Sana A. Choudhary Upper Darby, Pennsylvania
UNENDING BALKAN WAR
WHAT CROATIA'S PRESIDENT FRANJO TUDJMAN is trying to do is to free the Krajina region totally from the Serbian army of occupation [Croatia, March 20]. Let's not forget the U.S.'s own history, when colonists were compelled to deal with the British in exactly the same manner. To tag Tudjman a warlord is to imply that the "Father of Our Country," George Washington, was not a Founding Father but just another vain warlord.
Stephen Brailo Fallbrook, California
YOUR STORY QUOTES THE CROAT OBJECTION that the presence of U.N. peacekeepers in Croatia "legitimizes a Serbian occupation of Krajina, stealing away 27% of Croatian soil." In fact, those Serbs live there and have done so for more years than "Croatia'' has existed. Indeed, they do "occupy'' that soil, just as you or I occupy our apartments or homes. These Serbs own the land where their homes and farms are located, so one cannot honestly speak of their "stealing'' it. Until the Croatian government unilaterally left Yugoslavia, the "soil'' in question was Yugoslav soil.
Larry B. Coffey Charlotte, North Carolina
HANGIN' OUT AT A SITCOM
I GIVE A THUMBS-DOWN TO RICHARD Zoglin for his article "Friends and Layabouts'' [Television, March 20] about the new sitcoms that feature people just hanging out. His criticism of Friends is unwarranted. I am twentysomething and have to deal with the pressures of juggling college, a job and a social life. It is refreshing to watch a show with quality talent that allows its actors to keep a sense of humor while dealing with the unpredictable troubles that arise in their lives. If I want to see the harsh reality about job and relationship problems, I will just go and visit one of my twentysomething friends.
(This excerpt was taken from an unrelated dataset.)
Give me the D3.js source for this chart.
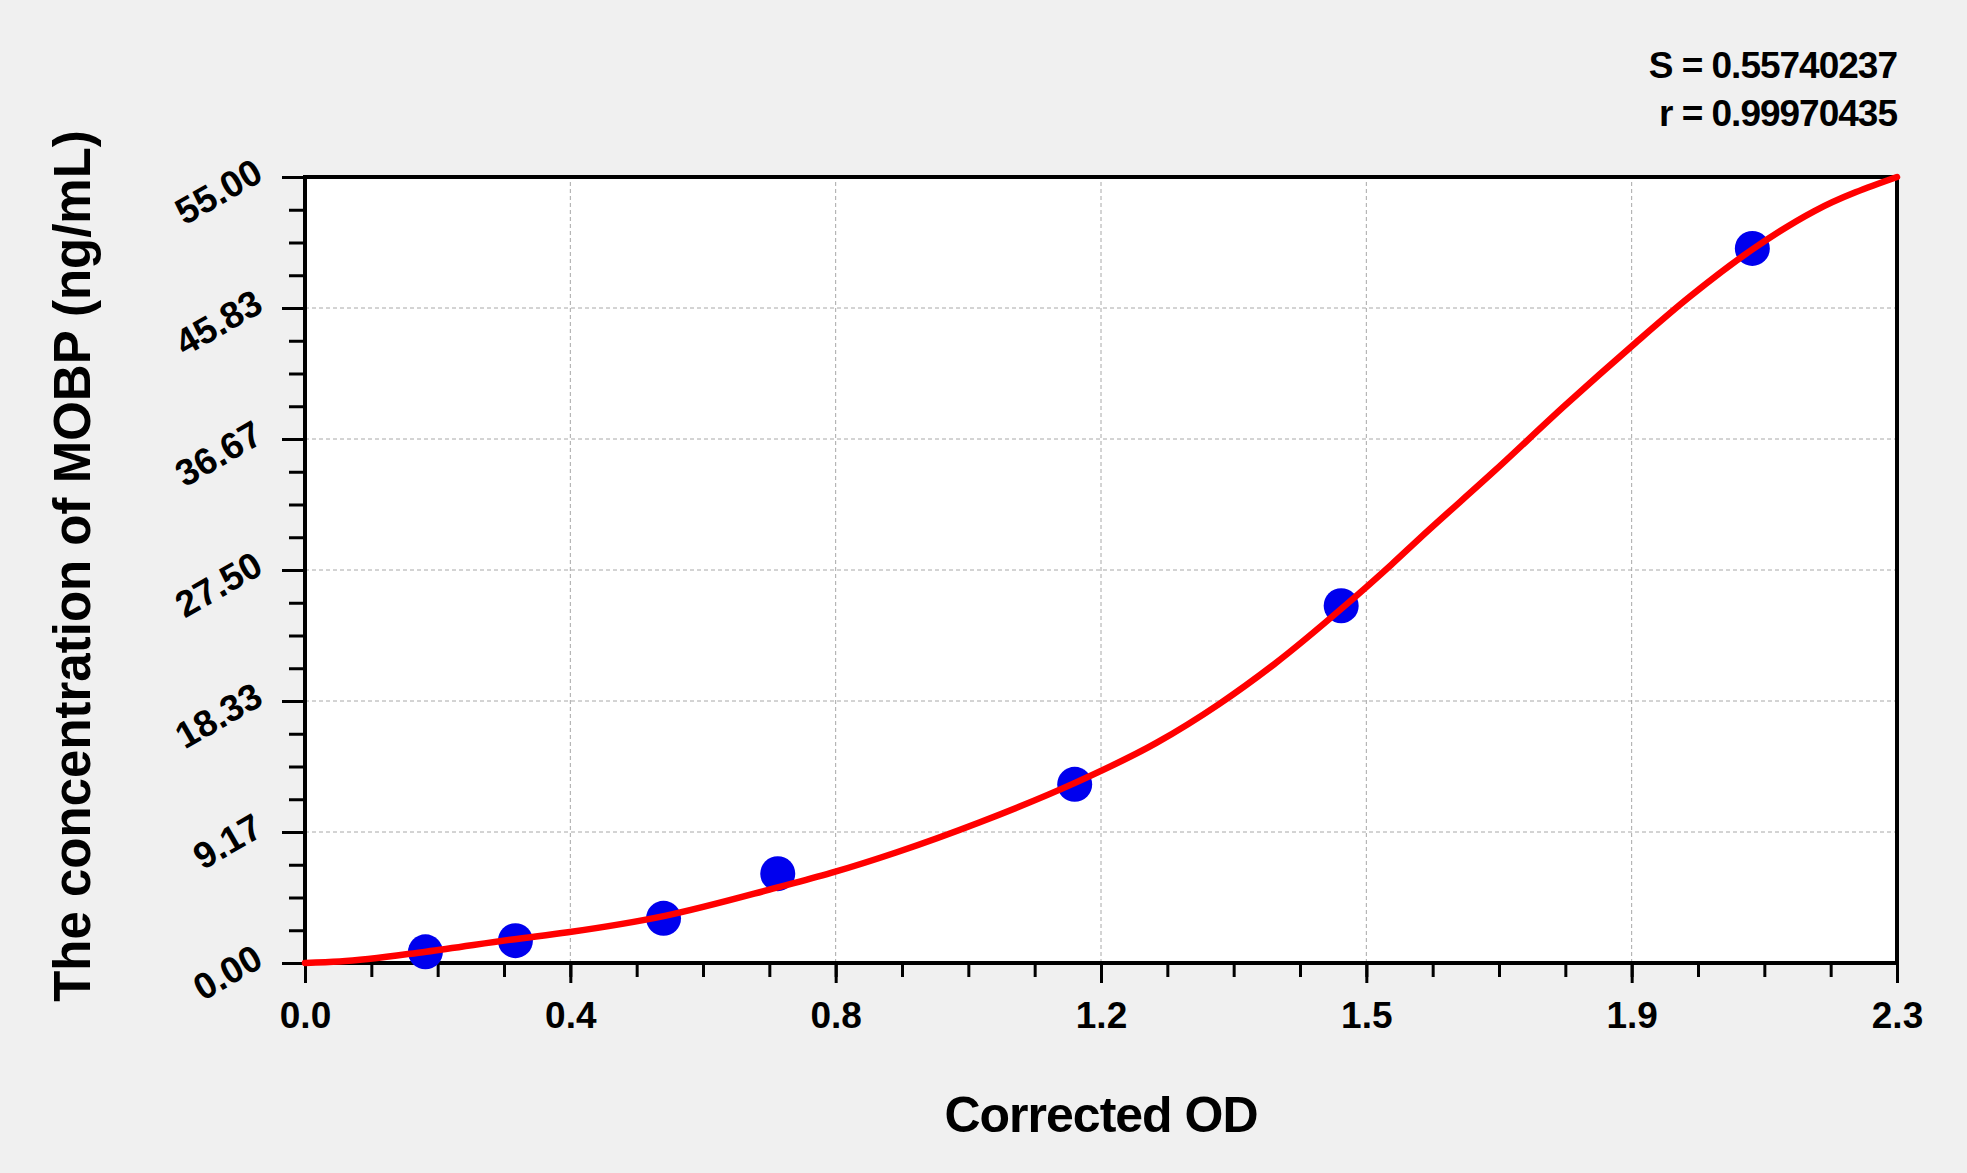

Deborah Sandorfy New York City
IN FRIENDS, ALL THE CHARACTERS HAVE jobs. It's just that their whole lives don't revolve around them. The reality is that a lot of twenty- and thirty- and forty- somethings spend most of their waking hours worried about how to get ahead at work or even just how to hang onto their jobs. We'd all be better off if more of us could just lie back and shoot the breeze with some Friends. Lighten up!